The incident is typical of the problems faced by the Palestinian police force. Israel does not allow Palestinian police officers to cross their checkpoints in uniform or carrying weapons. The arrestee was not wearing handcuffs, because there are only 70 pairs of handcuffs available to 7,000 Palestinian police officers.
Chaos
With insufficient equipment and poorly trained staff, the Palestinian police are trying to maintain law and order in the chaos of the West Bank. The police are only allowed to operate in certain parts of the region, and when it comes down to it the Israeli army is ultimately the boss. Naturally, this undermines the authority of the police among the Palestinian people.

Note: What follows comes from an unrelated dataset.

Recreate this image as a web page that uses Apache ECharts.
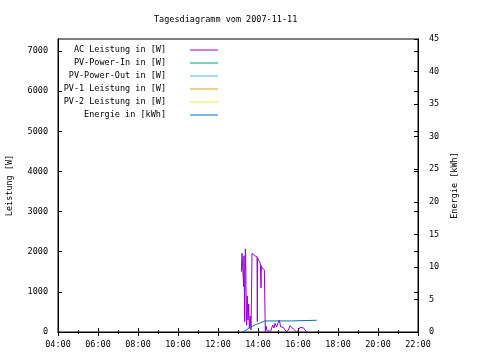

This is the police force which is supposed to take over, should Israel ever decide to withdraw from the Palestinian territories. To help it prepare, the European Union has set aside around 150 million euro’s to build up the Palestinian police force. The money has been used to set up the mission EU Pol Copps (EU Police Co-ordinating Office for Palestinian Police Support). More than 50 police officers from 18 different EU countries have been given the task of preparing the Palestinian police to stand on their own two feet.
Optimism
Briton Colin Smith heads the EU mission. He is proud of what his men have a achieved up to now. “We moved on quite a bit compared to six months ago,” he says from his crammed EU mission headquarters in Ramallah. Mr Smith used to be responsible for building up the Iraqi and Afghan police forces and puts his current optimism down to his previous experiences: “After what I had to deal with in Baghdad, you just have to be optimistic here.”
He says security on the streets has improved drastically in the last two years. Nevertheless, a lot goes wrong on the West Bank. Israel holds back supplies of police equipment, and in spite of all the money that has been promised, only a fraction has got through to the region. The money is urgently needed, mainly for more police stations. During the Second Intifada, the Israeli Airforce shot 46 police posts to pieces. In addition, there is a lack of cars, telephones, faxes and radios.
Recruits
One of the EU mission’s main tasks is the training of new Palestinian recruits. Mr Smith says around 2,000 extra police officers are needed to properly police the 2.5 million Palestinians on the West Bank. The recruits are trained by European experts in the police academy in Jericho. The courses are taken straight from European police handbooks.
The EU mission is currently reviewing the whole legal system on the West Bank. It has also started setting up a forensic department.
“The Palestinians capacity to investigate crime is minimal at the moment,” says Lucien Vermeir from Belgium, the EU mission’s second-in-command. He expects the Palestinian police force to operate at a reasonable level within a year. Mr Vermeir doubts whether Israel will ever withdraw from the West Bank. “The country is strongly anchored in the region. I don’t think that will change, or that anyone is working towards it.”
Keeping the peace
At the Palestinian police headquarters in Ramallah, police commissioner Yousef Asrel has plenty to complain about: “Twenty-eight European member states each have their own view on how to help, which slows the process down considerably. I’m still waiting for more police cars. There are only 50 and we need 150 in Ramallah alone.”
Naturally Mr Asrel says his men can keep the peace on the West Bank, if Israel were to withdraw.
“We have been ready for years, but they aren’t going to leave. There is nothing to say they will.”